WHAT YOU SHOULD DO — Write out, exactly and only, the lines that run from the top of the records to the line with "from matplotlib.patches import Rectangle". Include both ends; exclude pictures.

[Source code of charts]
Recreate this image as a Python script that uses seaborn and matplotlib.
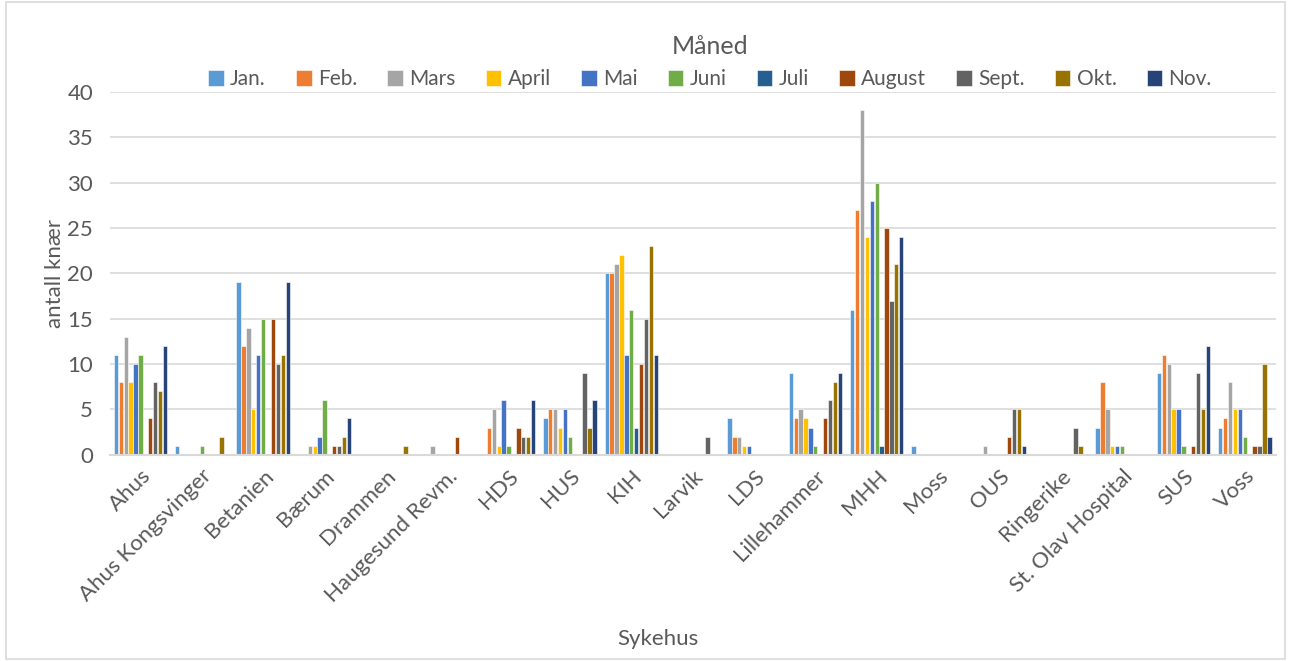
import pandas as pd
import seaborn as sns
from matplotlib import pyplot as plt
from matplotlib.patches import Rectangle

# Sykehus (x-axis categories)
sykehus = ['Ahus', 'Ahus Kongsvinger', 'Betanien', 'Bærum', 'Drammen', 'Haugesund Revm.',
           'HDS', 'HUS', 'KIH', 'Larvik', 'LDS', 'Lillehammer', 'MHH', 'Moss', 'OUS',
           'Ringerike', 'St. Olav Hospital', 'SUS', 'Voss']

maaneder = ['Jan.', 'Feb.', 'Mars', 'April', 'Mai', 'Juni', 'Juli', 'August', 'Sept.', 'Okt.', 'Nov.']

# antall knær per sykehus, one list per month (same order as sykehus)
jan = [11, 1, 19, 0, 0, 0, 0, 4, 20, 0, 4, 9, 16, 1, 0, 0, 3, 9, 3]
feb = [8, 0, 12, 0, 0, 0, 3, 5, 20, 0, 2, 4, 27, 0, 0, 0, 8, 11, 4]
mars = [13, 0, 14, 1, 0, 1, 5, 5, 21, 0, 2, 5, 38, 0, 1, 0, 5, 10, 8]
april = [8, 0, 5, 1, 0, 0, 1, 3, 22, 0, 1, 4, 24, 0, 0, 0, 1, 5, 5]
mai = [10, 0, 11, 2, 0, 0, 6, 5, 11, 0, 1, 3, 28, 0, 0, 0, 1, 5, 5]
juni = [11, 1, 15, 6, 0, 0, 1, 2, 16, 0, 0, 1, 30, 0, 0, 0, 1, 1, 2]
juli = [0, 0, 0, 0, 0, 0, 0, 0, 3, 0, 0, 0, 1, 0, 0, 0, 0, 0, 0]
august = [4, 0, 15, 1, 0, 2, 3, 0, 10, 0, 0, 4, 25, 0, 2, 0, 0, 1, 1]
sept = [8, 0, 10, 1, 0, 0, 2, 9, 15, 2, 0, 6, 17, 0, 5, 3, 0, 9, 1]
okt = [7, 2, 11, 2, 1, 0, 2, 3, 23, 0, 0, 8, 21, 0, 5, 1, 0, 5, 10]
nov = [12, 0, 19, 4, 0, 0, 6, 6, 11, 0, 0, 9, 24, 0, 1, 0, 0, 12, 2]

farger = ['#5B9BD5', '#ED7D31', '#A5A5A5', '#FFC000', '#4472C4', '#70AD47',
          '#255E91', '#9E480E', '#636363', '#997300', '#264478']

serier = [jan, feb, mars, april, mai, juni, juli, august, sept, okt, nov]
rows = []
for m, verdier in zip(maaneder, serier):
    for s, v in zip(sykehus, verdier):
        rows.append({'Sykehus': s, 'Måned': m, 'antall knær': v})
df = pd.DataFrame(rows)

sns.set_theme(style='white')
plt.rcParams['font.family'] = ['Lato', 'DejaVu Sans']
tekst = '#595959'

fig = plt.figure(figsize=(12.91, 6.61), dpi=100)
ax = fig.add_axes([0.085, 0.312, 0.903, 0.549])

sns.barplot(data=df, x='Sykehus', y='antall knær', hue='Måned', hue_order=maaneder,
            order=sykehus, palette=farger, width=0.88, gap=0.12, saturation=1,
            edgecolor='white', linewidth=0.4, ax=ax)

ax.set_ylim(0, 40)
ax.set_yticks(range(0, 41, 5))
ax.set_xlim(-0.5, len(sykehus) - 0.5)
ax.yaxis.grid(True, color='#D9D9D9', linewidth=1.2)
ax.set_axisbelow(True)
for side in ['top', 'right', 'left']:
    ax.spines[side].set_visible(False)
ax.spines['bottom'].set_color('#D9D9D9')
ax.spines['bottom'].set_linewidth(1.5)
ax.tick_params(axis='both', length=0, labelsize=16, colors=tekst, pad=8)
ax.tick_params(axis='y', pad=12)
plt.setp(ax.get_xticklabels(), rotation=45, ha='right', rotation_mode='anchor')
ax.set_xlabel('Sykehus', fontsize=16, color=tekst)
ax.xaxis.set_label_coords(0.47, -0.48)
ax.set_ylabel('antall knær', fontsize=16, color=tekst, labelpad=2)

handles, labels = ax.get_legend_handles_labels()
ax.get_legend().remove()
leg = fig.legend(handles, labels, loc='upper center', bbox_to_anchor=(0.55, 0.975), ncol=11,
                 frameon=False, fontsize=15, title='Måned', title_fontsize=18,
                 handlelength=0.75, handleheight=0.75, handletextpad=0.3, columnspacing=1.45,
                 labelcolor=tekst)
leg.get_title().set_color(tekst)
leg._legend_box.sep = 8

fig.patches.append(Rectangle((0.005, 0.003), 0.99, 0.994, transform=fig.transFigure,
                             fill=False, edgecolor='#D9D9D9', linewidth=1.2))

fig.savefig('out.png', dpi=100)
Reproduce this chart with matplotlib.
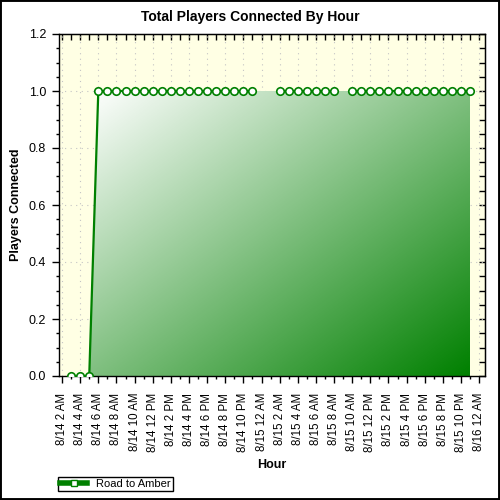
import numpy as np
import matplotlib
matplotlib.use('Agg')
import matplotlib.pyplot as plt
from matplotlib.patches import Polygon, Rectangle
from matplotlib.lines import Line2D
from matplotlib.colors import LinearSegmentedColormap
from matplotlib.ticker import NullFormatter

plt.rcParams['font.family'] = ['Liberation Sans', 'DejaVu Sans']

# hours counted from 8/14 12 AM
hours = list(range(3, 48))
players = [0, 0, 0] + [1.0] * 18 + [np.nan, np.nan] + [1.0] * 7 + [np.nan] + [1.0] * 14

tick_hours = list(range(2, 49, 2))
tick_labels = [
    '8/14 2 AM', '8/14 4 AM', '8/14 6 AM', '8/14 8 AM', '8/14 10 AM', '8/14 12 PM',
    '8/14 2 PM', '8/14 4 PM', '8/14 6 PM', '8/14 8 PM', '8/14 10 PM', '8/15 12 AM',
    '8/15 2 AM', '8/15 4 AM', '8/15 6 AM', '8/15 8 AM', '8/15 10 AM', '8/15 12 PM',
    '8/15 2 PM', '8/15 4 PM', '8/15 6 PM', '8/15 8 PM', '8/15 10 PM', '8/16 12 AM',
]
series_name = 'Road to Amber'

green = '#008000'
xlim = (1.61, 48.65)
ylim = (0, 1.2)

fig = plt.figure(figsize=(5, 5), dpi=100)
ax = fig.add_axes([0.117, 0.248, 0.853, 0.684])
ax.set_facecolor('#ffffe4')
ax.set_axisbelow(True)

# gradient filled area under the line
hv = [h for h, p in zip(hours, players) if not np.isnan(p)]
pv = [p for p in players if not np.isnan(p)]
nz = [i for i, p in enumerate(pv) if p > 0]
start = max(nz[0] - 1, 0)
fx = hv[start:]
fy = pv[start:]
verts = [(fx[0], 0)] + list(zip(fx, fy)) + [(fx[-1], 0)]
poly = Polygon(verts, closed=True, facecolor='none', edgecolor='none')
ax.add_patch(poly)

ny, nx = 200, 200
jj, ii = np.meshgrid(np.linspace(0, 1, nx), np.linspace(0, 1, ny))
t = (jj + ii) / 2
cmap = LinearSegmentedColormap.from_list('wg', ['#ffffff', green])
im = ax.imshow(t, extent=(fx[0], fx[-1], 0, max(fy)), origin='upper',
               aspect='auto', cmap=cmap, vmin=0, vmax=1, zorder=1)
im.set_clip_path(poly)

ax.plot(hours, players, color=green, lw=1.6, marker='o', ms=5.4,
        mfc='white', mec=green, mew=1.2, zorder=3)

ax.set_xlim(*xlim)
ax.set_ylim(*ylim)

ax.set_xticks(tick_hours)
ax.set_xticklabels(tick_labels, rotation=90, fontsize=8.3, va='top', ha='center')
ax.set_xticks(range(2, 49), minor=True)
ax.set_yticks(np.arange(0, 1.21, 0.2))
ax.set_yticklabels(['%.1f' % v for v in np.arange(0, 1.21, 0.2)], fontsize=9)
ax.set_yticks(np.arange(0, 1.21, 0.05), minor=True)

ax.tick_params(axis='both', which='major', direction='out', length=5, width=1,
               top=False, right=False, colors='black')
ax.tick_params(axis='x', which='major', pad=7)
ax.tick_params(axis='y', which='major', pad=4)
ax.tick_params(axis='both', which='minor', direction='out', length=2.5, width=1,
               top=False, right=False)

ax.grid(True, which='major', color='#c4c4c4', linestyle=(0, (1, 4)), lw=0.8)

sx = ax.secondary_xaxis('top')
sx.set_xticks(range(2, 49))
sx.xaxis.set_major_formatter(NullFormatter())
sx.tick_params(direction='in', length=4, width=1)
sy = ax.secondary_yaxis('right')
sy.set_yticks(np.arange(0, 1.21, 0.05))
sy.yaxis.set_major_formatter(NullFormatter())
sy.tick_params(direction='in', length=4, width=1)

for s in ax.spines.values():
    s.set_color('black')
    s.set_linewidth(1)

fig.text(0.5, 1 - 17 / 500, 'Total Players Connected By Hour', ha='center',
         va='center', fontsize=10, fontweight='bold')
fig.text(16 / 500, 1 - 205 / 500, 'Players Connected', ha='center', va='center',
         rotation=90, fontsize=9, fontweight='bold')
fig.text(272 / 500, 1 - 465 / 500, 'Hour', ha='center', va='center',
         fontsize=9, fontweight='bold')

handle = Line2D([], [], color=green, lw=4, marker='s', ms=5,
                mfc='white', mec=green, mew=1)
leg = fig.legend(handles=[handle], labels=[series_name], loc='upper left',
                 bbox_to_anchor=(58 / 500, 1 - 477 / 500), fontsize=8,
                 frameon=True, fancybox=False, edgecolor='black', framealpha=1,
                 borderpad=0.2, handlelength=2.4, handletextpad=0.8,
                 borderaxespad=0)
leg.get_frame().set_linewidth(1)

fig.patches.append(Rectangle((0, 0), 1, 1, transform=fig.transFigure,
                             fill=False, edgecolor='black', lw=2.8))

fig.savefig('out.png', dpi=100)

SOLUTION —
Recreate this image as a Python script that uses seaborn and matplotlib.
import pandas as pd
import seaborn as sns
from matplotlib import pyplot as plt
from matplotlib.patches import Rectangle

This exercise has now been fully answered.